My experience is that R more often has advanced statistical packages you might want, but Python (particularly pandas) can be much faster. R's ggplot is also way better than anything in the Python ecosystem.

IPython's notebook actually makes it very easy to go back and forth between R and Python: http://nbviewer.ipython.org/github/ipython/ipython/blob/3607...

I actually use this pretty routinely so I can do my data-analysis in Python and my plotting using R's ggplot. It's a little awkward, but it works.


It really depends on what you want to do. For a lot of machine learning tasks and bread-and-butter statistical tools, you can get away with it. For a lot of more advanced statistics, it's going to be much, much harder.

It's also a question of reliability - Python might have what you need, but if it's a statistical problem, R is much much more likely to have it.


I don't have much of a background in maths or statistics, but from my experiences mucking about with R... I know that python is going to be a hell of a lot more accessible to me as a programmer.


The fact that you are a programmer is exactly the reason R feels funny. Its predecessor (S) was originally just supposed to be an interactive interface for some Fortran libraries. It turned out to be useful to folks doing mathematical applications and grew into a language.

Most introductions to R don't cover it in the same way other languages do. I found http://adv-r.had.co.nz/ to be very helpful for clarifying matters in a manner that is more familiar to programmers.

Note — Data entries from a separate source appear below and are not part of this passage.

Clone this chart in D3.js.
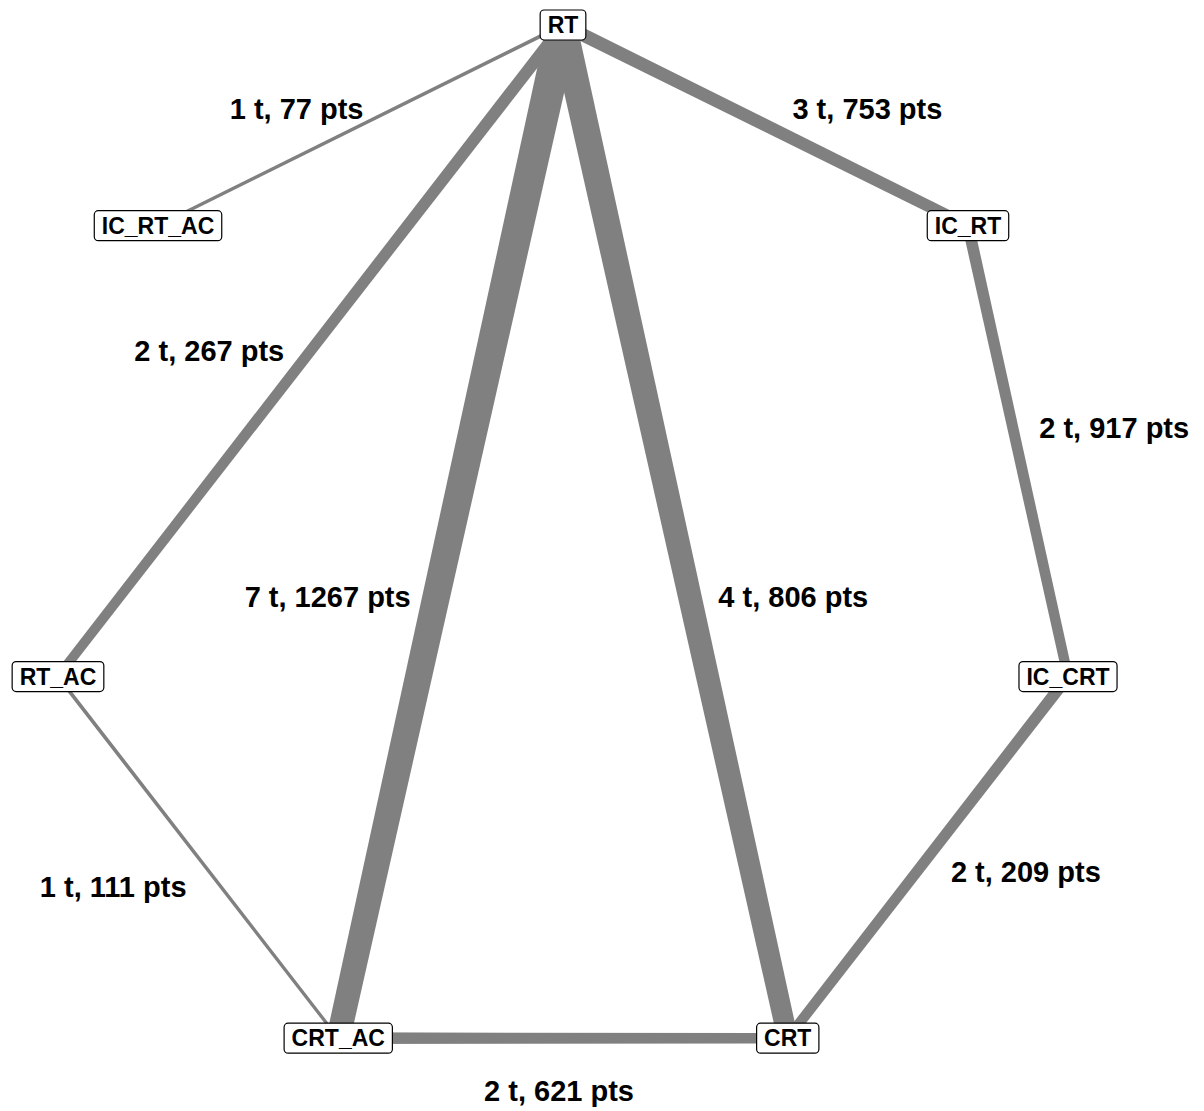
<!DOCTYPE html>
<html>
<head>
<meta charset="utf-8">
<script src="https://cdn.jsdelivr.net/npm/d3@7"></script>
<style>
  html, body { margin: 0; padding: 0; background: #fff; }
  svg { display: block; }
</style>
</head>
<body>
<svg id="chart" width="1204" height="1111"></svg>
<script>
// ---------- data ----------
const nodeNames = ["RT", "IC_RT", "IC_CRT", "CRT", "CRT_AC", "RT_AC", "IC_RT_AC"];
const edgeFrom  = ["RT", "RT", "RT", "IC_RT", "RT", "RT", "RT_AC", "IC_CRT", "CRT_AC"];
const edgeTo    = ["IC_RT_AC", "IC_RT", "RT_AC", "IC_CRT", "CRT_AC", "CRT", "CRT_AC", "CRT", "CRT"];
const edgeT     = [1, 3, 2, 2, 7, 4, 1, 2, 2];
const edgePts   = [77, 753, 267, 917, 1267, 806, 111, 209, 621];

// ---------- layout / style (not data) ----------
const W = 1204, H = 1111;
const svg = d3.select("#chart");
const cx = 563, cy = 558, rx = 518, ry = 533;
const xs = d3.scaleLinear().domain([-1, 1]).range([cx - rx, cx + rx]);
const ys = d3.scaleLinear().domain([-1, 1]).range([cy + ry, cy - ry]);
const angle = d3.scaleLinear().domain([0, nodeNames.length]).range([Math.PI / 2, Math.PI / 2 - 2 * Math.PI]);

const nodes = nodeNames.map((name, i) => {
  const a = angle(i);
  return { name, x: xs(Math.cos(a)), y: ys(Math.sin(a)) };
});
const byName = new Map(nodes.map(n => [n.name, n]));

const widthScale = d3.scaleLinear().domain([1, 2, 3, 4, 7]).range([3.5, 11, 12.5, 24, 28]);
const taperK = 0.14;
// label placement hints: [distance along edge from midpoint, distance outward from edge]
const labelHints = [[50, 43], [84, 60], [62, 80], [-2, 99], [90, 106], [89, 101], [-29, 85], [-49, 86], [-4, 52]];

const edges = edgeFrom.map((f, i) => ({
  s: byName.get(f), t: byName.get(edgeTo[i]), tc: edgeT[i], pts: edgePts[i], hint: labelHints[i]
}));

const edgeColor = "#808080";
const font = "'Liberation Sans', Arial, Helvetica, sans-serif";

const gEdges = svg.append("g");
edges.forEach(e => {
  const dx = e.t.x - e.s.x, dy = e.t.y - e.s.y;
  const len = Math.hypot(dx, dy);
  const ux = dx / len, uy = dy / len;
  const nx = -uy, ny = ux;
  const w = widthScale(e.tc);
  const f = taperK * len / 1000;
  const w0 = w * (1 + f) / 2, w1 = w * (1 - f) / 2;
  const pts = [
    [e.s.x + nx * w0, e.s.y + ny * w0],
    [e.t.x + nx * w1, e.t.y + ny * w1],
    [e.t.x - nx * w1, e.t.y - ny * w1],
    [e.s.x - nx * w0, e.s.y - ny * w0]
  ];
  gEdges.append("path")
    .attr("d", d3.line()(pts) + "Z")
    .attr("fill", edgeColor);
  e.geom = { ux, uy, nx, ny, mx: (e.s.x + e.t.x) / 2, my: (e.s.y + e.t.y) / 2 };
});

// edge labels
const gLabels = svg.append("g");
edges.forEach(e => {
  const g = e.geom;
  let nx = g.nx, ny = g.ny;
  if ((g.mx - cx) * nx + (g.my - cy) * ny < 0) { nx = -nx; ny = -ny; }
  const lx = g.mx + g.ux * e.hint[0] + nx * e.hint[1];
  const ly = g.my + g.uy * e.hint[0] + ny * e.hint[1];
  gLabels.append("text")
    .attr("x", lx).attr("y", ly)
    .attr("dy", "0.36em")
    .attr("text-anchor", "middle")
    .attr("font-family", font)
    .attr("font-weight", "bold")
    .attr("font-size", 29)
    .attr("fill", "#000")
    .text(`${e.tc} t, ${e.pts} pts`);
});

// nodes
const gNodes = svg.append("g");
nodes.forEach(n => {
  const g = gNodes.append("g").attr("transform", `translate(${n.x},${n.y})`);
  const rect = g.append("rect");
  const txt = g.append("text")
    .attr("text-anchor", "middle")
    .attr("dy", "0.36em")
    .attr("font-family", font)
    .attr("font-weight", "bold")
    .attr("font-size", 23)
    .attr("fill", "#000")
    .text(n.name);
  const tw = txt.node().getComputedTextLength();
  const bw = tw + 15, bh = 30;
  rect.attr("x", -bw / 2).attr("y", -bh / 2)
    .attr("width", bw).attr("height", bh)
    .attr("rx", 4).attr("ry", 4)
    .attr("fill", "#fff").attr("stroke", "#000").attr("stroke-width", 1.2);
});
</script>
</body>
</html>
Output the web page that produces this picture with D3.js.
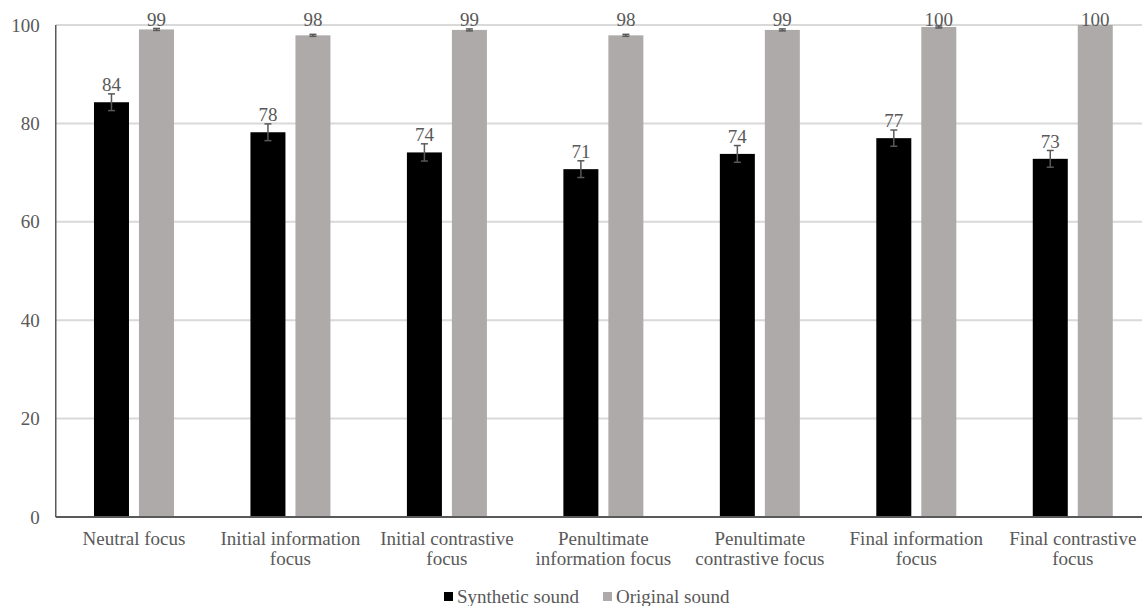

R is really kind of a frustrating and inconsistent language, but the wealth of obscure packages plus plyr/dplyr make it an ease to just get stuff done.


Wow, this is a really nice resource, especially for someone like me just getting started. The PDFs appear, at first glance, to be quite in-depth. Wondering if they include using tools like plyr/dplyr.


This is definitely a good starting resource. Some of the tutorials on R can a bit too "academic" for some tastes, so its helpful to have a guide on working with specific data sets.